The NOPA soy crush numbers released yesterday were quite solid at 183.99 million bushels, coming in behind only last year’s record figure for October. Oil stock grew to 1.835 million pounds from 1.684 million in September. A few more export sales were released this morning, but both fit into the routine category. Mexico purchased another 270,000 MT of corn, and 161,000 MT of beans were sold to unknown destinations. So, with all of the news leaning towards the supportive side today, why do most of these markets appear to have a case of the blues? Well, as I said, much of this seems to be pretty routine and considering we have been climbing as of late, not enough to energize fresh buying. In case you were wondering, it is 9-days until Thanksgiving and 39-days until Christmas.

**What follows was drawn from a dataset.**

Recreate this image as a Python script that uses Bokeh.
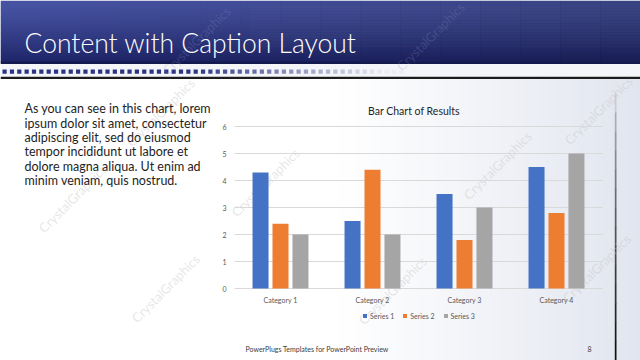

Brazilian farmers are not exactly sitting on their hands either. According to AgRural, in the past week, first crop corn planting moved ahead 10% to reach 85% complete, and bean picked up 11% to reach 78%. Overall, weather conditions have remained favorable. Things have not been so great for corn in Argentina, though. Planting increased less than a percent last week and is just 29% complete, versus an average of 37.5% this time of year. Better progress was made in soybeans. Planting advanced nearly 12% and is now estimated to be 18.8% complete. This is just 3% behind the average pace.
The much-anticipated Zoom tat-a-tat between President Biden and Xi Jinping appeared to go off without a hitch last night, and to the best of my knowledge, neither had to contend with that annoying circling motion you see on your screen when the connection is poor. I am not sure why anyone would have expected a concrete measure to come from this meeting, but I have read that some business groups were disappointed there was no talk of reducing tariffs. While that may sound a bit self-serving, do keep in mind that tariffs contribute to price inflation, and everyone is searching for ways to tame that beast.

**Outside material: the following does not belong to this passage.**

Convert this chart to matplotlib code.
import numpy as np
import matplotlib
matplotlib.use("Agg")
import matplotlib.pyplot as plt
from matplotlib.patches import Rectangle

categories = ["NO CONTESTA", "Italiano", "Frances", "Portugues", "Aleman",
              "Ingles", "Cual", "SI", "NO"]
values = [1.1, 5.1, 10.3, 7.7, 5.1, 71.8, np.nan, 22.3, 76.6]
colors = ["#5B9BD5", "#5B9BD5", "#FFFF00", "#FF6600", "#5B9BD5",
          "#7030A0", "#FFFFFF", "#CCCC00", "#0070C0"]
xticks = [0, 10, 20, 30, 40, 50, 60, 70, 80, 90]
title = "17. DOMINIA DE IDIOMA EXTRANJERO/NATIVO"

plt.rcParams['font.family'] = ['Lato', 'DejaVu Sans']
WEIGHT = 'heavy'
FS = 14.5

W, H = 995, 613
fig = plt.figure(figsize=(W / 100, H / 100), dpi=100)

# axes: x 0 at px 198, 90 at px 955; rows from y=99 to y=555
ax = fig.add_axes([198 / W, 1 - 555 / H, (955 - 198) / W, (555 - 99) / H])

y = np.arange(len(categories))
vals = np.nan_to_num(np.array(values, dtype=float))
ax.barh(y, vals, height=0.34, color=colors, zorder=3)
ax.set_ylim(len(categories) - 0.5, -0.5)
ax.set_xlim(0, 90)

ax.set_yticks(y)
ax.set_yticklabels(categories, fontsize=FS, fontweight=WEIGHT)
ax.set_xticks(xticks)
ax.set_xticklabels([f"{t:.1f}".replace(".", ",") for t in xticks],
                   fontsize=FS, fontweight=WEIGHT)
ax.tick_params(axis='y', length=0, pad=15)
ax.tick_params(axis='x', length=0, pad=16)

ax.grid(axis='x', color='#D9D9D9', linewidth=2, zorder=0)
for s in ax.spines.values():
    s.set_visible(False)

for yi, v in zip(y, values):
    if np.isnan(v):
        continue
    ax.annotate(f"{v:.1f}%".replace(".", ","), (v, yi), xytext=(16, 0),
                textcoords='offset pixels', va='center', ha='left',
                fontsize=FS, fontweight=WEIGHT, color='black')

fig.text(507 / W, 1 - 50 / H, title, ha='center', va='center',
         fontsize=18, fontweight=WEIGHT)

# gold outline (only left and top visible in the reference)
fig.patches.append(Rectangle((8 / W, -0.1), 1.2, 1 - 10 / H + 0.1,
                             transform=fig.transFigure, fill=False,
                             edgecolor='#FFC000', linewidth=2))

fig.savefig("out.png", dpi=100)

Along that vein, the BLS released import and export prices data this morning. During the month of October, Imports increased 1.2%, which is the largest monthly increase since the 1.3% rise in May. As you might have already guessed, fuel prices led the advance by climbing 8.6% over September, which itself was up 3.9%. Export prices increased 1.5% during the month, which was the largest jump since May of this year as well. Prices rose 2.3% at that time. Ag led the way last month with a 1% increase in value.
Looking at the macros this morning, we find energies and metals and Bitcoin all under pressure. Financial instruments and equities are higher, and last but not least; the U.S. Dollar has extended into higher highs for the year, now reaching the highest point traded since July of last year.